The upcoming third-quarter earnings reports are taking on more importance after some major industrial and consumer companies all pointed to the supply chain disruptions and the negative impact of rising material and labour costs on profit margins.
While making short-term predictions about stock market movements is always risky, what worries us now is that investors have become accustomed to massive earnings beats in the past four quarters, and we don’t see the same level of outperformance ahead.
Meanwhile, investors are already ‘all in’ on equities, as stock fund assets as a percentage of investments in the U.S. are at their highest level in 70 years! However, we remain invested since the issue are supply side driven while consumer demand is strong and we still have fiscal and monetary tailwinds to support growth.
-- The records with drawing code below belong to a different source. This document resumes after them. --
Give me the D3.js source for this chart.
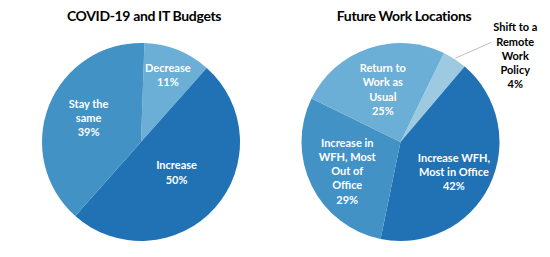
<!DOCTYPE html>
<html>
<head>
<meta charset="utf-8">
<script src="https://cdn.jsdelivr.net/npm/d3@7"></script>
<style>
  html, body { margin: 0; padding: 0; background: #fff; }
  svg { display: block; }
</style>
</head>
<body>
<svg id="chart" width="550" height="257"></svg>
<script>
// ---- Data ----
const budgetCategories = ["Decrease", "Increase", "Stay the same"];
const budgetLabels = [["Decrease", "11%"], ["Increase", "50%"], ["Stay the", "same", "39%"]];
const budgetValues = [11, 50, 39];

const workCategories = ["Shift to a Remote Work Policy", "Increase WFH, Most in Office", "Increase in WFH, Most Out of Office", "Return to Work as Usual"];
const workLabels = [["Shift to a", "Remote", "Work", "Policy", "4%"], ["Increase WFH,", "Most in Office", "42%"], ["Increase in", "WFH, Most", "Out of", "Office", "29%"], ["Return to", "Work as", "Usual", "25%"]];
const workValues = [4, 42, 29, 25];

const titles = ["COVID-19 and IT Budgets", "Future Work Locations"];

// ---- Layout / style ----
const svg = d3.select("#chart");
const deg = Math.PI / 180;
const fontFamily = "Lato, 'Open Sans', sans-serif";

const charts = [
  {
    title: titles[0], titleX: 144, cx: 141, cy: 142, r: 99, startDeg: 2,
    cats: budgetCategories, labels: budgetLabels, values: budgetValues,
    colors: ["#6baed6", "#2171b5", "#4292c6"],
    labelR: [0.73, 0.48, 0.57], labelShift: [0, -1, -3], outside: [false, false, false]
  },
  {
    title: titles[1], titleX: 404, cx: 400.5, cy: 142, r: 99, startDeg: 26,
    cats: workCategories, labels: workLabels, values: workValues,
    colors: ["#9ecae1", "#2171b5", "#4292c6", "#6baed6"],
    labelR: [1, 0.6, 0.6, 0.55], labelShift: [0, 4, 3, -1], outside: [true, false, false, false]
  }
];

const lineH = 14.2;

charts.forEach(c => {
  const g = svg.append("g");
  g.append("text")
    .attr("x", c.titleX).attr("y", 21)
    .attr("text-anchor", "middle")
    .attr("font-family", fontFamily)
    .attr("font-weight", "bold")
    .attr("font-size", 14)
    .attr("letter-spacing", -0.35)
    .attr("fill", "#000")
    .text(c.title);

  const pie = d3.pie().sort(null).value(d => d)
    .startAngle(c.startDeg * deg).endAngle(c.startDeg * deg + 2 * Math.PI);
  const arcs = pie(c.values);
  const arc = d3.arc().innerRadius(0).outerRadius(c.r);

  const pg = g.append("g").attr("transform", `translate(${c.cx},${c.cy})`);
  pg.selectAll("path").data(arcs).join("path")
    .attr("d", arc)
    .attr("fill", (d, i) => c.colors[i]);

  arcs.forEach((a, i) => {
    const mid = (a.startAngle + a.endAngle) / 2;
    const lines = c.labels[i];
    if (c.outside[i]) {
      const sx = Math.sin(mid) * (c.r + 1), sy = -Math.cos(mid) * (c.r + 1);
      const ex = sx + 36, ey = sy - 16;
      pg.append("line")
        .attr("x1", sx).attr("y1", sy).attr("x2", ex).attr("y2", ey)
        .attr("stroke", "#bfbfbf").attr("stroke-width", 1);
      const tx = ex + 24;
      const top = ey - 15;
      const t = pg.append("text")
        .attr("text-anchor", "middle")
        .attr("font-family", fontFamily)
        .attr("font-weight", "bold")
        .attr("font-size", 11)
        .attr("fill", "#000");
      lines.forEach((ln, k) => {
        t.append("tspan").attr("x", tx).attr("y", top + k * lineH + 4).text(ln);
      });
    } else {
      const lr = c.r * c.labelR[i];
      const lx = Math.sin(mid) * lr, ly = -Math.cos(mid) * lr + c.labelShift[i];
      const top = ly - (lines.length - 1) * lineH / 2;
      const t = pg.append("text")
        .attr("text-anchor", "middle")
        .attr("font-family", fontFamily)
        .attr("font-weight", "bold")
        .attr("font-size", 11)
        .attr("fill", "#fff");
      lines.forEach((ln, k) => {
        t.append("tspan").attr("x", lx).attr("y", top + k * lineH + 4).text(ln);
      });
    }
  });
});
</script>
</body>
</html>
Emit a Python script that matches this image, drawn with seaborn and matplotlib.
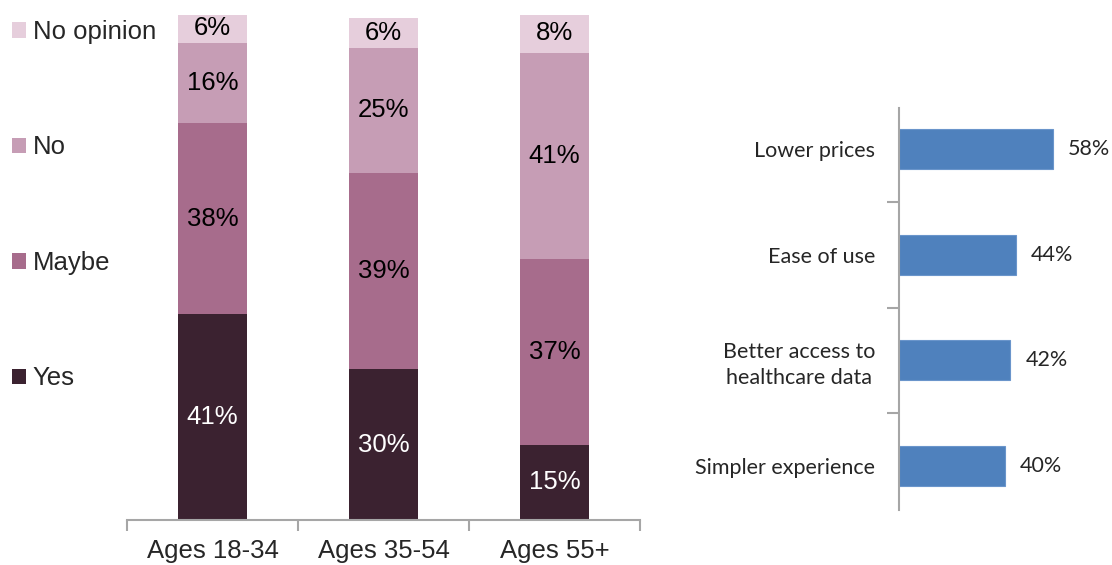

In our funds, we favour cyclical groups such as energy, industrials, financials and autos, where we see strong earnings recoveries and much lower valuations than in the ‘growth sectors’ of the market such as technology. The S&P Growth Index is at a premium to the Value Index not seen since the end of the ‘tech bubble’ in 2000, at which point the Value Index outperformed for the following decade, albeit during a period of strong global economic growth.TOP PICKS:
North American Construction (NOA TSX) Last bought $18.00 Sept/21 NOA is a lesser-known name in the engineering and infrastructure space since it has been so closely associated with oil and gas in the Fort McMurray area only. But the firm has diversified by resource and geography and has been adding new contracts and raising operating profit margins.